There’s more than just semantics at stake. Despite the omnichannel concept encouraging retailers to think of all customer touchpoints as equal and do their best to make the connections between them fluid and seamless, they’re still managed as separate entities. But if your web store and physical store are run from the same platform, that’s no longer the case. Yes, they have their own unique characteristics that should be embraced as complimentary strengths. But operationally, what’s the difference? If you have one platform and one set of tools for all, there are fewer barriers to thinking creatively about how they interact and work together. And that opens the door to exciting possibilities.

The most obvious practical benefit is simplification. Converging all your sales channels into a single operating system is just easier. To borrow a phrase from software development, it allows you to ‘build once, deploy everywhere’. One inventory update applies to the whole system. One set of price changes. One promotional run.

From a physical retail perspective, it’s interesting to consider where the seat of control for this unified system might be. To manage content and features on a web store, you need computer access, i.e. via a PC, a laptop, a smartphone etc. But if POS and ecommerce are unified, you bring another touchpoint into the mix. Your in-store POS hardware.

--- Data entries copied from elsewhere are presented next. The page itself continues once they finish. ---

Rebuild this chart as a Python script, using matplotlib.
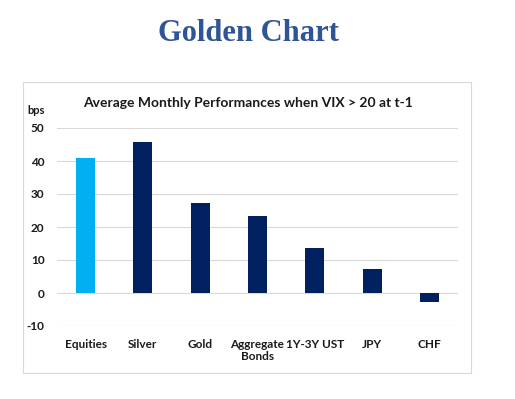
import matplotlib
matplotlib.use("Agg")
import matplotlib.pyplot as plt
from matplotlib.patches import Rectangle

# Data (bps)
categories = ["Equities", "Silver", "Gold", "Aggregate\nBonds", "1Y-3Y UST", "JPY", "CHF"]
values = [41, 45.8, 27.4, 23.4, 13.5, 7.2, -2.8]
colors = ["#00B0F0", "#002060", "#002060", "#002060", "#002060", "#002060", "#002060"]
yticks = [-10, 0, 10, 20, 30, 40, 50]

plt.rcParams["font.family"] = ["Lato", "DejaVu Sans"]

fig = plt.figure(figsize=(5.15, 3.99), dpi=100)

# Light frame around the chart area
fig.patches.append(Rectangle((23 / 515, 1 - 373 / 399), 448 / 515, 291 / 399,
                             transform=fig.transFigure, fill=False,
                             edgecolor="#d9d9d9", linewidth=0.8))

fig.text(0.482, 0.915, "Golden Chart", ha="center", va="center",
         family="Liberation Serif", fontweight="bold", fontsize=22, color="#2F5597")
fig.text(0.482, 0.742, "Average Monthly Performances when VIX > 20 at t-1",
         ha="center", va="center", fontweight="bold", fontsize=10, color="#1a1a1a")
fig.text(0.053, 0.722, "bps", ha="left", va="center", fontsize=8,
         fontweight="bold", color="#1a1a1a")

ax = fig.add_axes([57 / 515, 1 - 326 / 399, 401 / 515, 198 / 399])
x = range(len(categories))
ax.bar(x, values, width=0.33, color=colors, zorder=3)
ax.set_xlim(-0.5, len(categories) - 0.5)
ax.set_ylim(-10, 50)
ax.set_yticks(yticks)
ax.set_yticklabels([str(t) for t in yticks], fontsize=8.5, fontweight="bold")
ax.grid(axis="y", color="#d9d9d9", linewidth=0.8, zorder=0)
for s in ax.spines.values():
    s.set_visible(False)
ax.tick_params(axis="both", length=0, colors="#1a1a1a")
ax.tick_params(axis="y", pad=9)
ax.tick_params(axis="x", pad=9)
ax.set_xticks(list(x))
ax.set_xticklabels(categories, fontsize=8.5, fontweight="bold", va="top",
                   linespacing=1.2)

fig.savefig("out.png", dpi=100)
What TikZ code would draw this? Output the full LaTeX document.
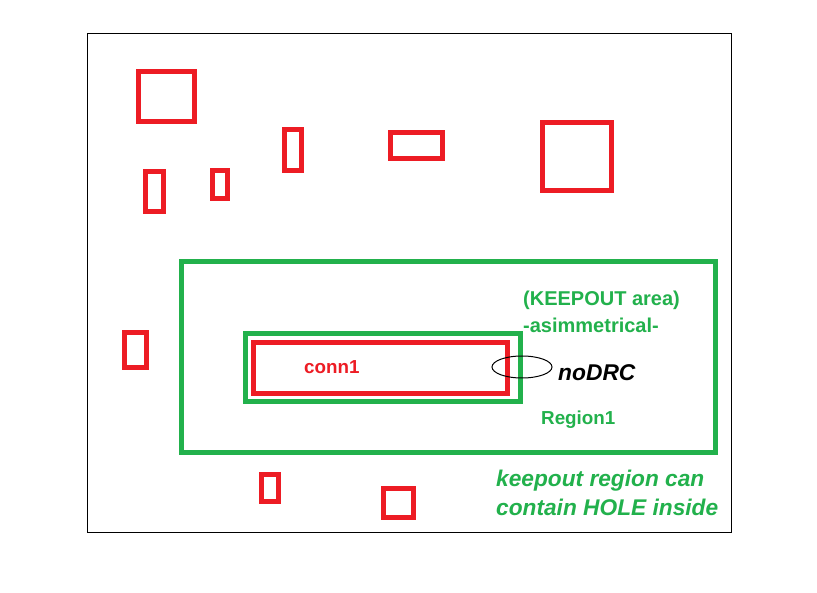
\documentclass[tikz,border=0pt]{standalone}
\usepackage{fontspec}
\setmainfont{Liberation Sans}
\definecolor{pred}{HTML}{ED1C24}
\definecolor{pgreen}{HTML}{22B14C}
\begin{document}
\begin{tikzpicture}[x=1pt,y=-1pt,
  redbox/.style={draw=pred,line width=5pt},
  greenbox/.style={draw=pgreen,line width=5pt},
  lbl/.style={anchor=west,inner sep=0pt,font=\bfseries\fontsize{20}{22}\selectfont},
  slbl/.style={anchor=west,inner sep=0pt,font=\bfseries\fontsize{18.8}{22}\selectfont},
  ilbl/.style={anchor=west,inner sep=0pt,font=\bfseries\itshape\fontsize{22.7}{26}\selectfont,align=left}]
\useasboundingbox (0,0) rectangle (817,593);
\fill[white] (0,0) rectangle (817,593);
\draw[line width=1pt] (87.5,33.5) rectangle (731.5,532.5);
% red components
\draw[redbox] (138.5,71.5) rectangle (194,121.5);
\draw[redbox] (145.5,171.5) rectangle (163.5,211.5);
\draw[redbox] (212.5,170.5) rectangle (227.5,198.5);
\draw[redbox] (284.5,129.5) rectangle (301.5,170.5);
\draw[redbox] (390.5,132.5) rectangle (442.5,158.5);
\draw[redbox] (542.5,122.5) rectangle (611.5,190.5);
\draw[redbox] (124.5,332.5) rectangle (146.5,367.5);
\draw[redbox] (261.5,474.5) rectangle (278.5,501.5);
\draw[redbox] (383.5,488.5) rectangle (413.5,517.5);
% regions
\draw[greenbox] (181.5,261.5) rectangle (715.5,452.5);
\draw[greenbox] (245,334) rectangle (520.5,401.5);
\draw[redbox] (253.5,342.5) rectangle (507.5,393.5);
\draw[line width=1pt] (522,367) ellipse [x radius=30,y radius=11];
% texts
\node[lbl,text=pgreen] (keep) at (523,300) {(KEEPOUT area)};
\node[lbl,text=pgreen] (asim) at (523,325) {-asimmetrical-};
\node[slbl,text=pred] (conn) at (304,367) {conn1};
\node[slbl,text=pgreen] (reg) at (541,420) {Region1};
\node[anchor=west,inner sep=0pt,font=\bfseries\itshape\fontsize{22.8}{26}\selectfont] (nodrc) at (558,373) {noDRC};
\node[ilbl,text=pgreen] (k1) at (496,481) {keepout region can};
\node[ilbl,text=pgreen] (k2) at (496,507) {contain HOLE inside};
\end{tikzpicture}
\end{document}
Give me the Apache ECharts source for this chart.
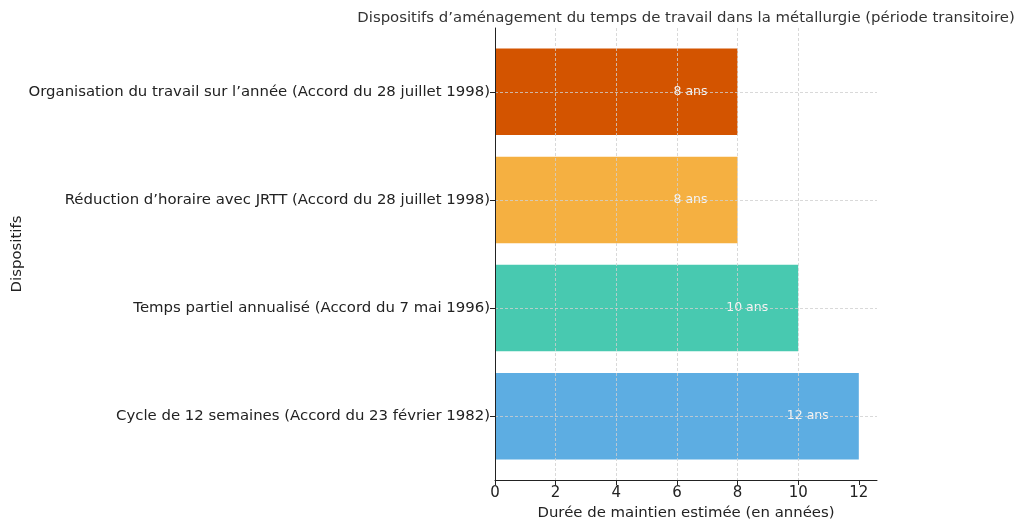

We’ve already seen POS evolve from straightforward transaction processing into a hub for managing all in-store operations. Unified commerce tech brings online operations into the mix, too. You can have staff adding SKUs or updating inventory online as they do so for the store systems. Instead of needing a bespoke interface, you can connect in-store kiosks directly to your digital product catalogue. Staff can post social updates throughout the day, highlighting hot selling items and turning these into targeted online promotions.

For smaller retailers in particular, it removes one of the challenges ecommerce has always posed – duplication of effort, the fact that as soon as you launch an ecommerce operation, you’re running two stores instead of one. Unified commerce platforms erase that duplication. Managing digital and physical channels in tandem is more efficient, it improves oversight across the business, and it makes it easier to create the kind of blended ‘phygital’ experiences customers now expect.

Plus, after years of debate about whether digital commerce will make physical retail obsolete, perhaps the unified commerce trend points in a different direction. Thanks to the convergence of ecommerce and POS, retailers will be able to run their entire empires from their store systems once again. Even if it’s just a case of web stores being managed by staff from the shop floor, it brings ecommerce back into the physical realm.